07-22-2009 11:38 AM
To All,
I have developed a Labview application over a year that contains a number of LLBs. There are significant number of VIs within those LLB files that were written but have not been called by the application. I am trying to optimize all LLB files to exclude those unused VIs. Because there are many of them, the task to find out which Vi is being used and which one is not become very tedious. First question: Is there a way to automate the process? Second question: Does a compiled Labview application include all used and unused Vis from the LLBs in the .exe file? I am very appreciate any inputs from this community.
A Labview User
07-22-2009 11:52 AM
Imho, what you should do is stop using an llb for development. An llb is old technology and the only purpose these days is to distribute code. They are somewhat fragil in that a single broken VI in one will make the whole llb unuseable and they do not work at all with source code control. I would suggest you convert them to folders and update your project or make a lvlib from the ones you use and add those to the project.

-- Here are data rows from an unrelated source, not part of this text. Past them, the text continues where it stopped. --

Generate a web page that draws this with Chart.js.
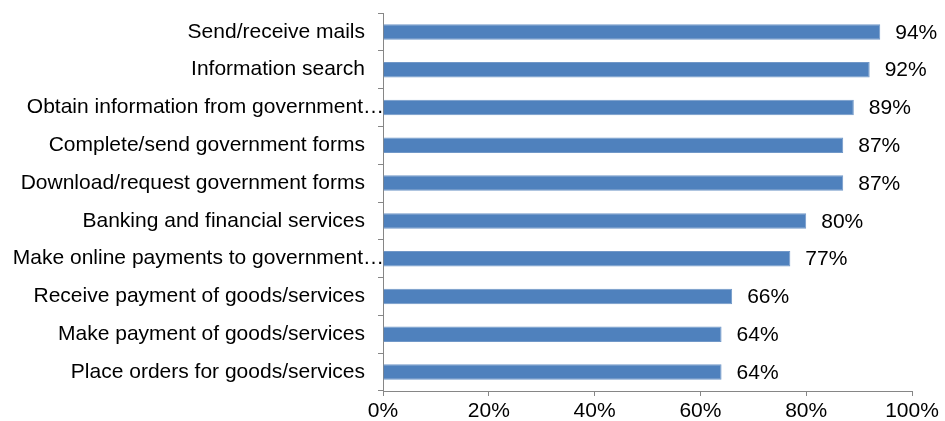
<!DOCTYPE html>
<html>
<head>
<meta charset="utf-8">
<script src="https://cdn.jsdelivr.net/npm/chart.js@4/dist/chart.umd.min.js"></script>
<style>
  html, body { margin: 0; padding: 0; background: #fff; }
  #wrap { width: 945px; height: 421px; }
</style>
</head>
<body>
<div id="wrap"><canvas id="usageChart"></canvas></div>
<script>
// Internet activities, share of respondents (%)
const activities = [
    'Send/receive mails',
    'Information search',
    'Obtain information from government\u2026',
    'Complete/send government forms',
    'Download/request government forms',
    'Banking and financial services',
    'Make online payments to government\u2026',
    'Receive payment of goods/services',
    'Make payment of goods/services',
    'Place orders for goods/services'
];
const shares = [94, 92, 89, 87, 87, 80, 77, 66, 64, 64];
const xTicks = [0, 20, 40, 60, 80, 100];

const axisGrey = '#868686';
const fontSpec = { family: "'Liberation Sans', Arial, sans-serif", size: 21 };
const isCut = s => s.endsWith('\u2026');

// Percentage labels right of each bar, plus the clipped category names,
// which run right up to the axis line
const valueLabels = {
    id: 'valueLabels',
    afterDatasetsDraw(chart) {
        const ctx = chart.ctx;
        const meta = chart.getDatasetMeta(0);
        const yScale = chart.scales.y;
        ctx.save();
        ctx.font = `${fontSpec.size}px ${fontSpec.family}`;
        ctx.fillStyle = '#000';
        ctx.textBaseline = 'middle';
        ctx.textAlign = 'left';
        meta.data.forEach((bar, i) => {
            ctx.fillText(shares[i] + '%', bar.x + 15, bar.y + 1);
        });
        ctx.textAlign = 'right';
        activities.forEach((name, i) => {
            if (isCut(name)) {
                ctx.fillText(name, yScale.right + 1, yScale.getPixelForTick(i));
            }
        });
        ctx.restore();
    }
};

const ctx = document.getElementById('usageChart').getContext('2d');
const chart = new Chart(ctx, {
    type: 'bar',
    data: {
        labels: activities,
        datasets: [{
            data: shares,
            backgroundColor: '#4F81BD',
            borderColor: '#7198C8',
            borderWidth: 1,
            barPercentage: 0.41,
            categoryPercentage: 1.0
        }]
    },
    options: {
        indexAxis: 'y',
        responsive: true,
        maintainAspectRatio: false,
        animation: false,
        layout: { padding: { top: 13, right: 33, left: 0, bottom: 0 } },
        plugins: {
            legend: { display: false },
            tooltip: { enabled: false }
        },
        scales: {
            x: {
                min: 0,
                max: 100,
                afterBuildTicks(scale) {
                    scale.ticks = xTicks.map(v => ({ value: v }));
                },
                afterFit(scale) {
                    scale.height = 30;
                    scale.paddingLeft = 0;
                    scale.paddingRight = 0;
                },
                grid: {
                    drawOnChartArea: false,
                    drawTicks: true,
                    tickLength: 5,
                    color: axisGrey
                },
                border: { display: true, color: axisGrey, width: 1 },
                ticks: {
                    padding: 3,
                    color: '#000',
                    font: fontSpec,
                    callback: v => v + '%'
                }
            },
            y: {
                afterFit(scale) {
                    scale.width = 383;
                    scale.paddingTop = 0;
                    scale.paddingBottom = 0;
                },
                grid: {
                    offset: true,
                    drawOnChartArea: false,
                    drawTicks: true,
                    tickLength: 5,
                    color: axisGrey
                },
                border: { display: true, color: axisGrey, width: 1 },
                ticks: {
                    padding: 13,
                    color: '#000',
                    font: fontSpec,
                    autoSkip: false,
                    // clipped names are drawn by the plugin above
                    callback(value) {
                        const name = this.getLabelForValue(value);
                        return isCut(name) ? '' : name;
                    }
                }
            }
        }
    },
    plugins: [valueLabels]
});
</script>
</body>
</html>
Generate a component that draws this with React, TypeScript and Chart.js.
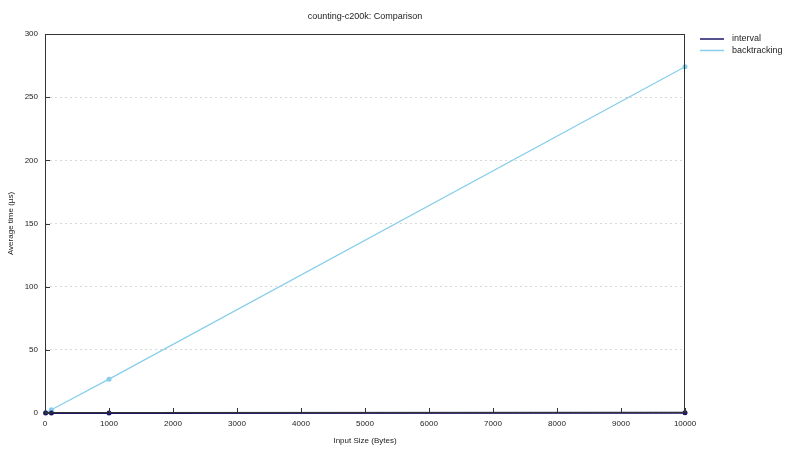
import React, { useEffect, useRef } from "react";
import { Chart, registerables } from "chart.js";
Chart.register(...registerables);

const TITLE = "counting-c200k: Comparison";
const inputSizes = [10, 100, 1000, 10000];
const intervalTimes = [0.02, 0.03, 0.08, 0.15];
const backtrackingTimes = [0.4, 2.6, 26.8, 274];
const seriesNames = ["interval", "backtracking"];
const seriesColors = ["#1c1767", "#87ceeb"];
const FONT = "'Liberation Sans', Arial, sans-serif";

const framePlugin = {
  id: "frame",
  afterDraw(chart: any) {
    const { ctx, chartArea: a, scales } = chart;
    ctx.save();
    ctx.strokeStyle = "#333";
    ctx.lineWidth = 1;
    ctx.strokeRect(a.left + 0.5, a.top + 0.5, a.right - a.left - 1, a.bottom - a.top - 1);
    ctx.beginPath();
    scales.x.ticks.forEach((t: any) => {
      const x = Math.round(scales.x.getPixelForValue(t.value)) + 0.5;
      ctx.moveTo(x, a.bottom);
      ctx.lineTo(x, a.bottom - 5);
    });
    scales.y.ticks.forEach((t: any) => {
      const y = Math.round(scales.y.getPixelForValue(t.value)) + 0.5;
      ctx.moveTo(a.left, y);
      ctx.lineTo(a.left + 5, y);
    });
    ctx.stroke();
    ctx.fillStyle = "#222";
    ctx.font = "9px " + FONT;
    ctx.textAlign = "center";
    ctx.textBaseline = "middle";
    ctx.fillText(TITLE, (a.left + a.right) / 2, 17);
    ctx.textAlign = "left";
    chart.data.datasets.forEach((d: any, i: number) => {
      const y = 39 + i * 11.5;
      ctx.strokeStyle = d.borderColor;
      ctx.lineWidth = 1.5;
      ctx.beginPath();
      ctx.moveTo(700, y);
      ctx.lineTo(724, y);
      ctx.stroke();
      ctx.fillStyle = "#222";
      ctx.fillText(d.label, 732, y);
    });
    ctx.restore();
  },
};

export default function App() {
  const ref = useRef<HTMLCanvasElement>(null);
  useEffect(() => {
    if (!ref.current) return;
    const chart = new Chart(ref.current, {
      type: "line",
      data: {
        datasets: [
          {
            label: seriesNames[0],
            data: inputSizes.map((x, i) => ({ x, y: intervalTimes[i] })),
            borderColor: seriesColors[0],
            backgroundColor: seriesColors[0],
            borderWidth: 2,
            pointRadius: 2.5,
            pointBorderWidth: 0,
            clip: false,
          },
          {
            label: seriesNames[1],
            data: inputSizes.map((x, i) => ({ x, y: backtrackingTimes[i] })),
            borderColor: seriesColors[1],
            backgroundColor: seriesColors[1],
            borderWidth: 1.2,
            pointRadius: 2.5,
            pointBorderWidth: 0,
            clip: false,
          },
        ],
      },
      plugins: [framePlugin],
      options: {
        animation: false,
        responsive: false,
        devicePixelRatio: 1,
        layout: { padding: { left: 0, top: 34, right: 115, bottom: 0 } },
        plugins: { legend: { display: false }, tooltip: { enabled: false } },
        scales: {
          x: {
            type: "linear",
            min: 0,
            max: 10000,
            border: { display: false },
            grid: { display: false, drawTicks: false },
            ticks: { stepSize: 1000, color: "#222", font: { family: FONT, size: 8 }, padding: 6, maxRotation: 0, callback: (v: any) => String(v) },
            title: { display: true, text: "Input Size (Bytes)", color: "#222", font: { family: FONT, size: 8 }, padding: { top: 8, bottom: 4 } },
            afterFit(s: any) { s.height = 37; },
          },
          y: {
            min: 0,
            max: 300,
            border: { display: false, dash: [2, 3] },
            grid: { color: "#d8d8d8", drawTicks: false, borderDash: [2, 3] },
            ticks: { stepSize: 50, color: "#222", font: { family: FONT, size: 8 }, padding: 7, callback: (v: any) => String(v) },
            title: { display: true, text: "Average time (µs)", color: "#222", font: { family: FONT, size: 8 }, padding: { top: 6, bottom: 2 } },
            afterFit(s: any) { s.width = 45; },
          },
        },
      },
    } as any);
    return () => chart.destroy();
  }, []);
  return (
    <div style={{ position: "fixed", left: 0, top: 0, width: 800, height: 450, background: "#fff" }}>
      <canvas ref={ref} width={800} height={450} />
    </div>
  );
}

When you do a build, the build will only include the VIs that are used.
07-22-2009 11:55 AM
In pre-LV 8 you could do a "Save with options..." and choose development distribution, single prompt preserve hiarchy and LV will pick-up all of the used VI's and plomp them down in a new location leaving all of the used behind as well as fixing up a of the linkages to point at the new location.
In LV 8 and beyond you can create a Source Distribution in the project and acoomplish the same thing.
Please note:
If you are using dynamic VI's you will have to include them in a Tree.vi (for LV prior to 😎 or make sure you included them when you create your source distribution.
Just trying to help,
Ben
07-22-2009 12:50 PM
Ben wrote:In pre-LV 8 you could do a "Save with options..." and choose development distribution, single prompt preserve hiarchy and LV will pick-up all of the used VI's and plomp them down in a new location leaving all of the used behind as well as fixing up a of the linkages to point at the new location.
In LV 8 and beyond you can create a Source Distribution in the project and acoomplish the same thing.
In LabVIEW 8+, you can get something similar to the first option by selecting "save for previous" and then pick the existing version (yes, it's there!).